-- start --
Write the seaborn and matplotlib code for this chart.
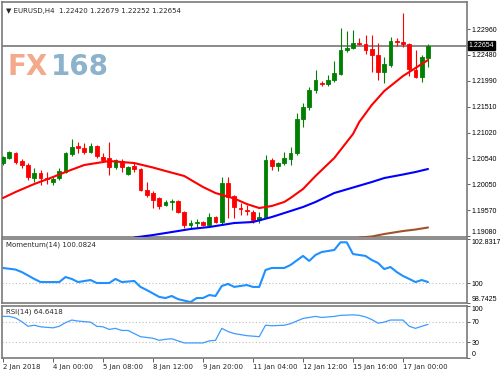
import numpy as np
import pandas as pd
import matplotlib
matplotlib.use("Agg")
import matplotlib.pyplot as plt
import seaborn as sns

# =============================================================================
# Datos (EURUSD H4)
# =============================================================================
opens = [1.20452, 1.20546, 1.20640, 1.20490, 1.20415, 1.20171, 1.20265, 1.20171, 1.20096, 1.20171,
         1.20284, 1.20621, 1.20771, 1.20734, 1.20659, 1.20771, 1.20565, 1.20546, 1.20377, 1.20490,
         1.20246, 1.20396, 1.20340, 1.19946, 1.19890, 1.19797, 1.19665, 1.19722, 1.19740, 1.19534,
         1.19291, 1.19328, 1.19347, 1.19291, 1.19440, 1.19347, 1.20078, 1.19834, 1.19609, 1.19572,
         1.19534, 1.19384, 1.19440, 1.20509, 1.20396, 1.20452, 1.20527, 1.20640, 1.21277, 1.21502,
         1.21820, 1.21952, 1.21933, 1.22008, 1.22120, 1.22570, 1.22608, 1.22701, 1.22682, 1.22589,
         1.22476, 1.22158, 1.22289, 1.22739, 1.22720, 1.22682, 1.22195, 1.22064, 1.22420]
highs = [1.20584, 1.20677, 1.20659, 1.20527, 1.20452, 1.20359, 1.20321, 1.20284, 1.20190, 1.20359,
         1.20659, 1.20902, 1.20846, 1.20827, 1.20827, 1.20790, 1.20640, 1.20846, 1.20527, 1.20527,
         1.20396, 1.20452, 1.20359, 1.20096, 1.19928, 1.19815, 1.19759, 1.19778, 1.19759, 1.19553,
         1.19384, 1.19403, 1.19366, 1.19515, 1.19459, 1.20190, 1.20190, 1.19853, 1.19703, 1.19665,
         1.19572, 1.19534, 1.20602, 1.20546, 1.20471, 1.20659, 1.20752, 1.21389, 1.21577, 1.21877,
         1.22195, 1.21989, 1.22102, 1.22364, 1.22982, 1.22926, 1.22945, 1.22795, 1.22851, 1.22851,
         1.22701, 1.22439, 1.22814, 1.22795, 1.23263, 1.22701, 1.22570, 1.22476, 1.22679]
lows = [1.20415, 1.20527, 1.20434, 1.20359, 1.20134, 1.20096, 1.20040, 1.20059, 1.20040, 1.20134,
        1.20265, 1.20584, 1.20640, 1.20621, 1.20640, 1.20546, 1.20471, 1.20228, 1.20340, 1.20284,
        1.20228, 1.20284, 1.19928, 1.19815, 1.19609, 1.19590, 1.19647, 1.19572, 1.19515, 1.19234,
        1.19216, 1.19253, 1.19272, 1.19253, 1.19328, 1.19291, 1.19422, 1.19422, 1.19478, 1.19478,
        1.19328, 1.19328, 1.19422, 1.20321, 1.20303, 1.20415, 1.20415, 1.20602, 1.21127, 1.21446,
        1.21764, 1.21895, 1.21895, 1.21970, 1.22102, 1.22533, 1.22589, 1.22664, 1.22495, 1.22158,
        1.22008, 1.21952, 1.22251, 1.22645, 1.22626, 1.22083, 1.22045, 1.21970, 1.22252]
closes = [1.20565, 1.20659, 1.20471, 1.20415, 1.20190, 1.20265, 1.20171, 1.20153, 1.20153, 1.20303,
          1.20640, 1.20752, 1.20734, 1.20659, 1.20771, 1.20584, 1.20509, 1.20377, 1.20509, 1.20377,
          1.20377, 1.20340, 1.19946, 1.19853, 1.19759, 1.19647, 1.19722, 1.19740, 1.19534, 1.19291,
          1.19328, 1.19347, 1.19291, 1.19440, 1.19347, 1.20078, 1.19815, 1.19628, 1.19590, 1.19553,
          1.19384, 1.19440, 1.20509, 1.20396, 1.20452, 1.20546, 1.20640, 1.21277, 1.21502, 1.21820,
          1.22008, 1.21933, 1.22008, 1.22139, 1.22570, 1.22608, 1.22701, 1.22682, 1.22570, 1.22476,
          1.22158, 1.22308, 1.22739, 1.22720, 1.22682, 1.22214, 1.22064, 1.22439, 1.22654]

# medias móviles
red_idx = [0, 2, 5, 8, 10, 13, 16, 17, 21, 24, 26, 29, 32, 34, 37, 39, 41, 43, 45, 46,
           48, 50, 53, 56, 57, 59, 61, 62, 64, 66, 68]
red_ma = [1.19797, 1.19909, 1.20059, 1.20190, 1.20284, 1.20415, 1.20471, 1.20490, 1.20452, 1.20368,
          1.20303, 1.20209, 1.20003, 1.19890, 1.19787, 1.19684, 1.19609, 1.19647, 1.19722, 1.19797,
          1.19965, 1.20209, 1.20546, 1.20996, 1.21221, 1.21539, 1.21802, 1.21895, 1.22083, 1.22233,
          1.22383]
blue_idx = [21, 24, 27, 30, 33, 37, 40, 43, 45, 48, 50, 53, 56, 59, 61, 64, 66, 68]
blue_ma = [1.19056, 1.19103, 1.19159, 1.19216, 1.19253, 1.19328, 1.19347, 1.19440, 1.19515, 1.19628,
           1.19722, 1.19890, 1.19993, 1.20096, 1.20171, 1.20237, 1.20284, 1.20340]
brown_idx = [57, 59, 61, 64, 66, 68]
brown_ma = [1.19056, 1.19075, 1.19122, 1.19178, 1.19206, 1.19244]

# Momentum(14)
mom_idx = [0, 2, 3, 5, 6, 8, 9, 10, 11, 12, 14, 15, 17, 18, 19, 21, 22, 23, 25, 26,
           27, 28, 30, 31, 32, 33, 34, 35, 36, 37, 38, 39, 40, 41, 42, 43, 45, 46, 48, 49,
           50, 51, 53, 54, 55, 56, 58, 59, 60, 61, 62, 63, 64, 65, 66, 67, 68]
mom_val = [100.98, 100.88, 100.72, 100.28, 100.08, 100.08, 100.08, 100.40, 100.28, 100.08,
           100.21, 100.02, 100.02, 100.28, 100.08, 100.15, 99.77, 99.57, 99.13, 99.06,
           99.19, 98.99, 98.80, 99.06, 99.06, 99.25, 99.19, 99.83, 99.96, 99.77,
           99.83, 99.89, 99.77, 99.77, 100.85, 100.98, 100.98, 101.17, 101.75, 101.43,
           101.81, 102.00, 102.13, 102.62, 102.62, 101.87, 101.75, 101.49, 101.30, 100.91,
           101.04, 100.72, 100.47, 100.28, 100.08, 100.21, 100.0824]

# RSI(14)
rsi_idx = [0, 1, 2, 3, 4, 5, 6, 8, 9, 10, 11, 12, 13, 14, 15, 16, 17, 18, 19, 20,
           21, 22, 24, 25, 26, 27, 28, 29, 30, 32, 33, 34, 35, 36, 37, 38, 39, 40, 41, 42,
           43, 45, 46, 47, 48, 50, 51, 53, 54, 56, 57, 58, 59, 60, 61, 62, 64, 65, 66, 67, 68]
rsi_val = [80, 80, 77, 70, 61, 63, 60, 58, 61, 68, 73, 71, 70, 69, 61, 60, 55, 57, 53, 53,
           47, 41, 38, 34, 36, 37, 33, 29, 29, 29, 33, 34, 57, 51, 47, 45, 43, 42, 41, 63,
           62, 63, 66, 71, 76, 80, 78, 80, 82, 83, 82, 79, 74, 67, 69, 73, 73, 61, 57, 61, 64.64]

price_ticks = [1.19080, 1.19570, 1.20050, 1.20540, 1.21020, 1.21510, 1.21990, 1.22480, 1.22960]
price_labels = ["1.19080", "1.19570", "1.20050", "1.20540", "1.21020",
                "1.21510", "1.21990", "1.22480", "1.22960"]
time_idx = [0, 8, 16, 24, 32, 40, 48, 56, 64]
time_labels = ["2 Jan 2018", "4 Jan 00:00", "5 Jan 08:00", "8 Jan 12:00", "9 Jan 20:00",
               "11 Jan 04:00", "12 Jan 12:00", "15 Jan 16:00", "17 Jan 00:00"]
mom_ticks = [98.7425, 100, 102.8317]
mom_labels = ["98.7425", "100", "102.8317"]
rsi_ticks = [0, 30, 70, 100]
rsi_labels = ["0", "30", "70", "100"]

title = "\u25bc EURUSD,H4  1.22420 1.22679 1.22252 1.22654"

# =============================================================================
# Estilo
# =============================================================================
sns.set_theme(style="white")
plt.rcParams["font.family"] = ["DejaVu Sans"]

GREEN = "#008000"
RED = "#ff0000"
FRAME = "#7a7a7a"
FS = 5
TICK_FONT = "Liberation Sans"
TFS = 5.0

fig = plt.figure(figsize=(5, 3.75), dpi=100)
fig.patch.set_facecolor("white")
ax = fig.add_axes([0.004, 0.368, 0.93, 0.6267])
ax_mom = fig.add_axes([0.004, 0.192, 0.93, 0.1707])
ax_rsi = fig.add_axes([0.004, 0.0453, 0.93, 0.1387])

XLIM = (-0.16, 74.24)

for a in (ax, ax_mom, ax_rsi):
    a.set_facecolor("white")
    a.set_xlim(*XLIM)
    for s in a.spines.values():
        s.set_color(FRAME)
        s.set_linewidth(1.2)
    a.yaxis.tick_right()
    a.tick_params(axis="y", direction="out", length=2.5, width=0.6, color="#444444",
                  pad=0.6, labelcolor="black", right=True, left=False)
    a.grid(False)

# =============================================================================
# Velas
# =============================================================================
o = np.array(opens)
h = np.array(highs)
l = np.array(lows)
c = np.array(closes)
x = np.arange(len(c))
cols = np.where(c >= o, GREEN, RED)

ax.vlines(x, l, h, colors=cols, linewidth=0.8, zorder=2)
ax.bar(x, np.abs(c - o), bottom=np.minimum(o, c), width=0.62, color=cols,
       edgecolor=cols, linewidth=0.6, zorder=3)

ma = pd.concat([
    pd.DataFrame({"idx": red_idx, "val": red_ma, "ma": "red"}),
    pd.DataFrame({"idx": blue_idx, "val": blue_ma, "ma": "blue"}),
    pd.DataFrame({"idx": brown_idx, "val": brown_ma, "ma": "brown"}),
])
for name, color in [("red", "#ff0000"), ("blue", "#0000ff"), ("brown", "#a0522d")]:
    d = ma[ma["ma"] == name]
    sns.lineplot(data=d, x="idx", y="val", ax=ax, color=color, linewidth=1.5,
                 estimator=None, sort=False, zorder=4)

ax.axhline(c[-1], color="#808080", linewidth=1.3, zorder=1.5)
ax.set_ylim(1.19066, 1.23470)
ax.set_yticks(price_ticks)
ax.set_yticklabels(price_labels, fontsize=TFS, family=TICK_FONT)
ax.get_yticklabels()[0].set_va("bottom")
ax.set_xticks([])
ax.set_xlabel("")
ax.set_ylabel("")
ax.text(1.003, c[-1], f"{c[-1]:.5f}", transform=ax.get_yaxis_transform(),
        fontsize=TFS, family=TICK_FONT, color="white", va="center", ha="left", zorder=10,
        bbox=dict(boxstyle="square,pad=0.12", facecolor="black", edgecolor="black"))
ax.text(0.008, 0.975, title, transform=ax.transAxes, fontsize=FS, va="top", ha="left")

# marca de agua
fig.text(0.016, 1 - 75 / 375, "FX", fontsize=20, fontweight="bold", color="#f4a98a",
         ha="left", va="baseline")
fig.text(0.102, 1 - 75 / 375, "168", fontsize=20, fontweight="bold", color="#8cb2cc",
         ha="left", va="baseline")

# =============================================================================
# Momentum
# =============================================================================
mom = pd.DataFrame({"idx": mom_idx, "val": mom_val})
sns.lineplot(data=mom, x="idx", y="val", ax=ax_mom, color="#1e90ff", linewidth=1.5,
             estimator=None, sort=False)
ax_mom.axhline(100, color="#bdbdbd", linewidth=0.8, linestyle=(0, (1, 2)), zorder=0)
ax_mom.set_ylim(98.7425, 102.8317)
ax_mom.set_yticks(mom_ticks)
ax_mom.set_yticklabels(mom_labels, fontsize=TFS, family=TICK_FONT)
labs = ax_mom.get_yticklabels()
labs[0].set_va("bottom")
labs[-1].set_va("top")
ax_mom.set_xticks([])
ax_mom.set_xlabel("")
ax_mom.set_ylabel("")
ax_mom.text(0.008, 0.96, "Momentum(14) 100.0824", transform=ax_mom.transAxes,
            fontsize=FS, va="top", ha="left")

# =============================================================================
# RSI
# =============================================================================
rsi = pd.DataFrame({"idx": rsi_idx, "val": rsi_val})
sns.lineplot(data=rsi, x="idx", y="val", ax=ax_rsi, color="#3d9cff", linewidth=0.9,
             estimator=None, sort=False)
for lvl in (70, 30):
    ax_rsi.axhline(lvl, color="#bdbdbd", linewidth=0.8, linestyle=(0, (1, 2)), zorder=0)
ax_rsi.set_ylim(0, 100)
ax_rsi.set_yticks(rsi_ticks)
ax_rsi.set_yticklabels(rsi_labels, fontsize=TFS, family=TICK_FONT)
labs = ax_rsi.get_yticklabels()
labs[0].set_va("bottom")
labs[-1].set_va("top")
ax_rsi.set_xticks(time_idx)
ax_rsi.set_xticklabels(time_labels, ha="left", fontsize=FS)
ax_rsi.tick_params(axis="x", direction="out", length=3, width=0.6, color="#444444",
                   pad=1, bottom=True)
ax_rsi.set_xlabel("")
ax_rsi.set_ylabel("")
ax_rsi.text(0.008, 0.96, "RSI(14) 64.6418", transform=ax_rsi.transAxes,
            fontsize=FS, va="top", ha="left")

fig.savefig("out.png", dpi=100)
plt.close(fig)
-- end --
• _Exercise brief_
Repeat only the lines from the beginning of the material through the line containing "import seaborn as sns", both ends kept, leaving pictures out.

• _Finished exercise_
Write the seaborn and matplotlib code for this chart.
import numpy as np
import pandas as pd
import matplotlib
matplotlib.use("Agg")
import matplotlib.pyplot as plt
import seaborn as sns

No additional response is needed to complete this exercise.